Baby bonus: Can Trump boost the birth rate?

The Trump administration is encouraging Americans to have more babies while also cutting funding for maternal and postpartum care

A person pushes a baby carriage
Parenthood isn't just a financial decision. "It's also a profound act of hope"—and Americans aren't "feeling especially hopeful."
(Image credit: Jimmy Beunardeau / Hans Lucas / Redux)

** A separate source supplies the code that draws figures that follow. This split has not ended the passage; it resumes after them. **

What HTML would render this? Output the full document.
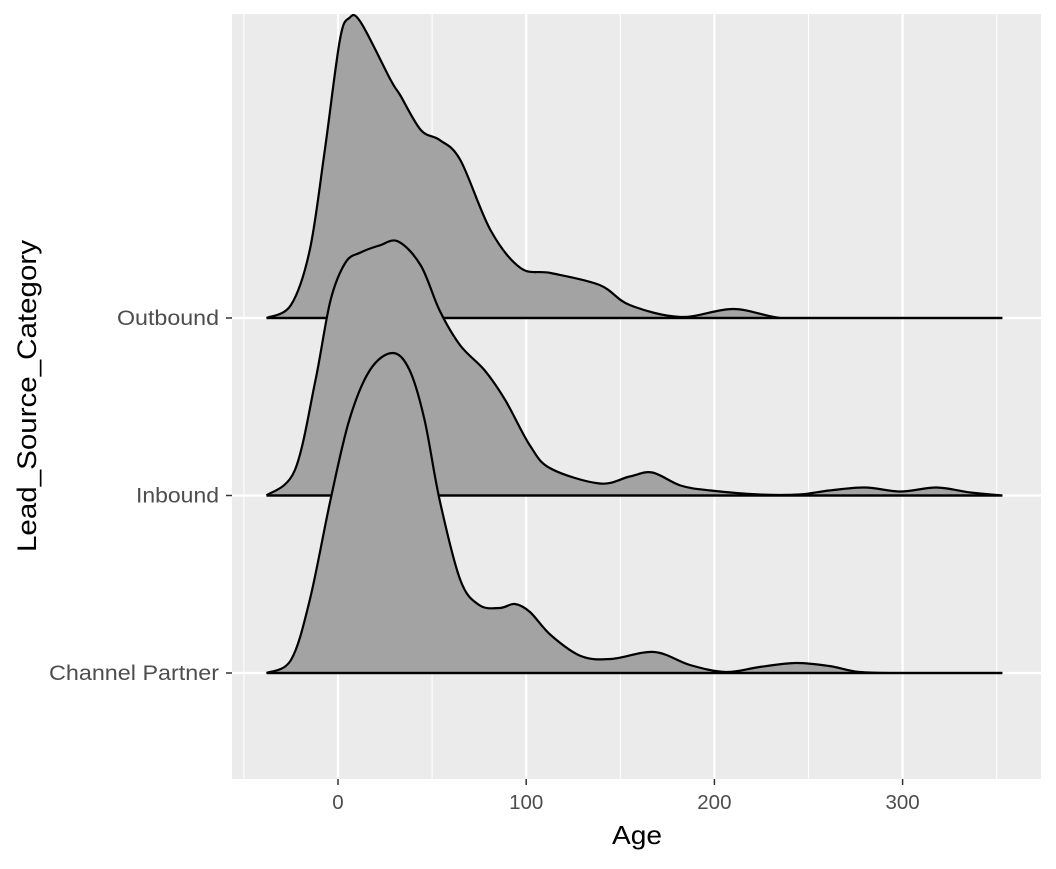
<!DOCTYPE html>
<html><head><meta charset="utf-8"><style>
body{margin:0;background:#fff;font-family:"Liberation Sans",sans-serif}
</style></head><body>
<svg id="c" width="1056" height="864" xmlns="http://www.w3.org/2000/svg">
<rect x="232" y="14" width="809" height="765" fill="#EBEBEB"/>
<g id="grid"></g><g id="ridges"></g><g id="axes"></g>
<text x="637" y="844" font-size="26" text-anchor="middle" textLength="50" lengthAdjust="spacingAndGlyphs" fill="#000">Age</text>
<text transform="translate(36,396) rotate(-90)" font-size="27" text-anchor="middle" textLength="312" lengthAdjust="spacingAndGlyphs" fill="#000">Lead_Source_Category</text>
</svg>
<script>
const categories=["Channel Partner","Inbound","Outbound"];
const labelWidths=[170,83,102];
const xTicks=[0,100,200,300];
const xMinor=[-50,50,150,250,350];
const cpX=[-38,-25,-15,-4,6,17,29,38,46,54,65,75,86,94,102,113,129,145,168,187,206,224,243,261,277,300,353];
const cpH=[0,13,73,173,253,303,320,303,253,173,93,68,65,69,61,38,17,14,21,8,1,6,10,7,1,0,0];
const inX=[-38,-23,-12,-4,4,12,22,32,44,54,65,78,89,102,113,139,155,167,182,198,224,245,261,280,299,318,336,353];
const inH=[0,25,115,195,233,243,250,254,230,185,150,125,95,50,27,12,19,23,10,5,1,1,5,8,4,8,3,0];
const obX=[-38,-25,-15,-7,1,6,12,28,33,44,54,65,81,97,113,139,155,182,210,235,260,353];
const obH=[0,13,68,168,278,300,296,238,223,188,178,158,88,50,45,33,13,1,9,0,0,0];
const series=[[cpX,cpH],[inX,inH],[obX,obH]];
const NS="http://www.w3.org/2000/svg";
const sx=v=>338+v*1.882;
const base=i=>673-i*177.5;
const sy=(i,h)=>base(i)-h;
function mk(tag,attrs,parent){const e=document.createElementNS(NS,tag);for(const k in attrs)e.setAttribute(k,attrs[k]);parent.appendChild(e);return e;}
const grid=document.getElementById('grid'),ridges=document.getElementById('ridges'),axes=document.getElementById('axes');
xMinor.forEach(v=>{const l=mk('line',{x1:sx(v),x2:sx(v),y1:14,y2:779,stroke:'#fff','stroke-width':1},grid);

});
xTicks.forEach(v=>{const l=mk('line',{x1:sx(v),x2:sx(v),y1:14,y2:779,stroke:'#fff','stroke-width':2.2},grid);


const t=mk('line',{x1:sx(v),x2:sx(v),y1:779,y2:785,stroke:'#333','stroke-width':1.5},axes);


const tx=mk('text',{x:sx(v),y:809,'font-size':20.5,'text-anchor':'middle',fill:'#4D4D4D'},axes);tx.textContent=v;

});
categories.forEach((c,i)=>{const l=mk('line',{x1:232,x2:1041,y1:base(i),y2:base(i),stroke:'#fff','stroke-width':2.2},grid);


const t=mk('line',{x1:226,x2:232,y1:base(i),y2:base(i),stroke:'#333','stroke-width':1.5},axes);


const tx=mk('text',{x:219,y:base(i)+7,'font-size':21,'text-anchor':'end',textLength:labelWidths[i],lengthAdjust:'spacingAndGlyphs',fill:'#4D4D4D'},axes);tx.textContent=c;

});
function smooth(pts,by){const cl=y=>Math.min(y,by);let d='M'+pts[0][0]+','+pts[0][1];
for(let k=0;k<pts.length-1;k++){const p0=pts[Math.max(k-1,0)],p1=pts[k],p2=pts[k+1],p3=pts[Math.min(k+2,pts.length-1)];
const c1=[p1[0]+(p2[0]-p0[0])/6,cl(p1[1]+(p2[1]-p0[1])/6)],c2=[p2[0]-(p3[0]-p1[0])/6,cl(p2[1]-(p3[1]-p1[1])/6)];
d+=' C'+c1[0]+','+c1[1]+' '+c2[0]+','+c2[1]+' '+p2[0]+','+p2[1];}return d;}
for(let i=series.length-1;i>=0;i--){const [xs,hs]=series[i];
const pts=xs.map((v,k)=>[sx(v),sy(i,hs[k])]);
const line=smooth(pts,base(i));
const area=line+' L'+sx(xs[xs.length-1])+','+base(i)+' L'+sx(xs[0])+','+base(i)+' Z';
const a=mk('path',{d:area,fill:'#A3A3A3',stroke:'none'},ridges);


const p=mk('path',{d:line+' L'+sx(xs[0])+','+base(i),fill:'none',stroke:'#000','stroke-width':2.2},ridges);


const b=mk('line',{x1:sx(xs[0]),x2:sx(xs[xs.length-1]),y1:base(i),y2:base(i),stroke:'#000','stroke-width':2.2},ridges);

}
</script>
</body></html>
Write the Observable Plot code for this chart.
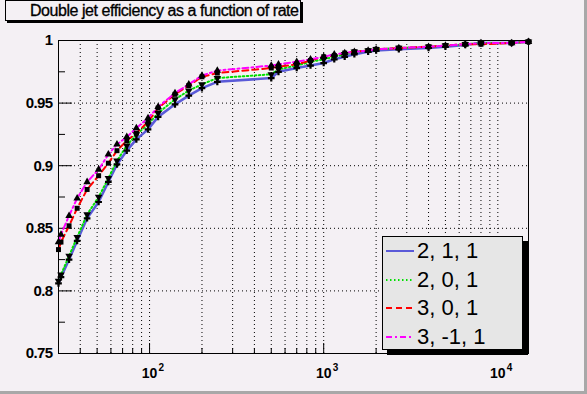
<!DOCTYPE html>
<html><head><meta charset="utf-8">
<script src="https://cdn.jsdelivr.net/npm/d3@7"></script>
<script src="https://cdn.jsdelivr.net/npm/@observablehq/plot@0.6"></script>
<style>
html,body{margin:0;padding:0;background:#a8a8a8;}
#wrap{position:relative;width:587px;height:394px;overflow:hidden;font-family:"Liberation Sans",Arial,sans-serif;}
#bg{position:absolute;left:0;top:0;width:584px;height:391px;background:#f4f0f4;}
#chart{position:absolute;left:0;top:0;}
#chart svg text.ylab{letter-spacing:-0.6px;}
#title{position:absolute;left:5px;top:0px;width:270px;height:19px;padding-left:24px;border:1px solid #000;box-shadow:2px 2px 0 #000;background:#f4f0f4;font-size:16px;line-height:20px;text-align:left;color:#000;white-space:nowrap;letter-spacing:-0.45px;-webkit-text-stroke:0.3px #000;}
#legend{position:absolute;left:382px;top:236px;width:139px;height:112px;border:1px solid #000;box-shadow:5px 5px 0 #000;background:#e6e6e6;}
.row{position:absolute;left:0;height:28px;line-height:28px;font-size:22px;color:#000;white-space:nowrap;}
.row svg{position:absolute;left:2px;top:9px;}
.row span{position:absolute;left:34px;top:0;}
</style></head>
<body>
<div id="wrap"><div id="bg"></div><div id="chart"></div>
<div id="title">Double jet efficiency as a function of rate</div>
<div id="legend"></div></div>
<script>
// ---- data ----
const rate = [30, 31, 34.5, 38.4, 43.8, 51, 58, 65, 74, 84, 98, 112, 140, 168, 200, 245, 500, 550, 700, 840, 1000, 1150, 1320, 1500, 1800, 2000, 2700, 4000, 5000, 6500, 8000, 12000, 15000];
const eff211 = [0.806,0.811,0.825,0.840,0.858,0.871,0.887,0.901,0.912,0.921,0.929,0.939,0.949,0.956,0.962,0.967,0.970,0.975,0.978,0.980,0.982,0.985,0.987,0.989,0.991,0.992,0.993,0.994,0.995,0.9965,0.998,0.998,0.999];
const eff201 = [0.808,0.813,0.828,0.843,0.861,0.875,0.890,0.904,0.916,0.925,0.933,0.942,0.953,0.960,0.965,0.970,0.973,0.977,0.980,0.983,0.985,0.987,0.989,0.991,0.992,0.993,0.994,0.995,0.996,0.997,0.998,0.998,0.999];
const eff301 = [0.833,0.839,0.852,0.866,0.881,0.892,0.902,0.912,0.920,0.926,0.935,0.946,0.957,0.964,0.971,0.974,0.978,0.979,0.981,0.984,0.987,0.988,0.990,0.991,0.992,0.993,0.994,0.995,0.996,0.997,0.997,0.998,0.999];
const eff3m11 = [0.839,0.845,0.860,0.874,0.887,0.897,0.909,0.917,0.923,0.930,0.938,0.947,0.958,0.965,0.972,0.976,0.980,0.981,0.983,0.985,0.987,0.989,0.990,0.991,0.992,0.993,0.994,0.995,0.996,0.997,0.998,0.998,0.999];
const seriesNames = ["2, 1, 1", "2, 0, 1", "3, 0, 1", "3, -1, 1"];
const seriesValues = [eff211, eff201, eff301, eff3m11];
const yMajor = [0.75, 0.8, 0.85, 0.9, 0.95, 1];
const yMinor = [0.775, 0.825, 0.875, 0.925, 0.975];
const yGrid = [0.8, 0.85, 0.9, 0.95];
const decades = [100, 1000, 10000];
const decadeExp = ["2", "3", "4"];
const xMinor = [40,50,60,70,80,90,200,300,400,500,600,700,800,900,2000,3000,4000,5000,6000,7000,8000,9000];

// ---- styles ----
const styles = [
  {color:"#5a5ad8", dash:null, width:2.5, symbol:"cross", rotate:0, r:2.8},
  {color:"#00e000", dash:"1.5,2.5", width:2, symbol:"triangle", rotate:180, r:2.8},
  {color:"#ff0000", dash:"6,4", width:2, symbol:"square", rotate:0, r:2.8},
  {color:"#ff00ff", dash:"6,3,2,3", width:2, symbol:"triangle", rotate:0, r:2.8}
];

const W = 587, H = 394, mL = 58, mR = 59, mT = 40, mB = 41;
const plotW = W - mL - mR, plotH = H - mT - mB;

const lineMarks = [], dotMarks = [];
seriesValues.forEach((vals, i) => {
  const data = rate.map((r, j) => ({rate: r, eff: vals[j]}));
  const s = styles[i];
  lineMarks.push(Plot.line(data, {x:"rate", y:"eff", stroke:s.color, strokeWidth:s.width, strokeDasharray:s.dash}));
  dotMarks.push(Plot.dot(data, {x:"rate", y:"eff", symbol:()=>s.symbol, fill:"#000", stroke:"none", r:s.r, rotate:s.rotate}));
});

const chart = Plot.plot({
  width: W, height: H,
  marginLeft: mL, marginRight: mR, marginTop: mT, marginBottom: mB,
  x: {type:"log", domain:[30, 15000], axis:null},
  y: {domain:[0.75, 1]},
  style: {background:"transparent", fontFamily:"Liberation Sans, Arial, sans-serif", overflow:"visible", color:"#000"},
  marks: [
    Plot.ruleX([...xMinor, ...decades], {stroke:"#000", strokeWidth:1, strokeDasharray:"1,3"}),
    Plot.ruleY(yGrid, {stroke:"#000", strokeWidth:1, strokeDasharray:"1,3"}),
    Plot.ruleY(yMajor, {stroke:"#000", insetRight: plotW - 14}),
    Plot.ruleY(yMinor, {stroke:"#000", insetRight: plotW - 7}),
    Plot.ruleX(decades, {stroke:"#000", insetTop: plotH - 10}),
    Plot.ruleX(xMinor, {stroke:"#000", insetTop: plotH - 5}),
    ...lineMarks,
    ...dotMarks,
    Plot.frame({stroke:"#000", strokeWidth:1}),
    Plot.axisY({ticks: yMajor, tickSize:0, tickPadding:6, fontSize:15, fontWeight:"bold", tickFormat: d => String(d), label:null, className:"ylab"}),
    Plot.text(decades, {x: d => d, frameAnchor:"bottom", dy: 24, text: () => "10", fontSize:14, fontWeight:"bold", fill:"#000"}),
    Plot.text(decades, {x: d => d, frameAnchor:"bottom", dy: 17, dx: 9, text: (d, i) => decadeExp[i], fontSize:10, fontWeight:"bold", textAnchor:"start", fill:"#000"})
  ]
});
chart.querySelectorAll("g[aria-label='y-axis tick label'] text").forEach(t => t.setAttribute("class", "ylab"));
document.getElementById("chart").appendChild(chart);

// legend
const legend = document.getElementById("legend");
const rowCenters = [14, 43, 71, 100];
seriesNames.forEach((name, i) => {
  const s = styles[i];
  const row = document.createElement("div");
  row.className = "row";
  row.style.top = (rowCenters[i] - 14) + "px";
  row.innerHTML = `<svg width="30" height="10"><line x1="1" y1="5" x2="29" y2="5" stroke="${s.color}" stroke-width="${s.width === 2.5 ? 2 : s.width}" ${s.dash ? `stroke-dasharray="${s.dash}"` : ""}/></svg><span>${name}</span>`;
  legend.appendChild(row);
});
</script>
</body></html>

President Trump wants Americans to have more babies—and he's willing to pay them to reproduce, said Michelle Goldberg in The New York Times. With Vice President JD Vance and other social conservatives leading the pro-natalist charge, the administration is considering several policies designed to raise the fertility rate, including giving women a $5,000 bonus for every birth, providing financial aid for IVF treatments, and reserving 30 percent of Fulbright scholarships for married people or parents. Trump last week said the baby bonus "sounds like a good idea." Declining fertility is a real problem globally, creating elderly societies without enough workers to sustain the social safety net. The U.S.'s fertility rate fell in 2023 to a historic low of 1.62 births per woman. But the right-wing "natalist milieu is rife with misogyny, white supremacy, and eugenics," and promotes traditional gender roles, with stay-at-home moms getting stuck with "all the domestic drudgery." For that reason, Trump's paternalistic pro-natalism "is doomed to fail."

This is a rare Trump idea that's not "deranged, illegal, or immoral," said Mona Charen in The Bulwark. But the same administration that insists on the need for more future workers treats immigration "as a mortal threat." When Trump encourages parenthood but demonizes immigrants, it's clear he wants "more white babies." To truly incentivize having children, said Bethany Mandel in the New York Post, we need "durable policy change" and a pro-family cultural shift. As a conservative mother of six, I know too well that $5,000 feels like a "pat on the head as families struggle to stay afloat amid rising costs." But several House Republicans have proposed easing the burden by boosting the Child Tax Credit from $2,000 to $4,200 per year for kids under 6 and $3,000 for older children. Kids aren't a "one-time cost, but a long-term commitment."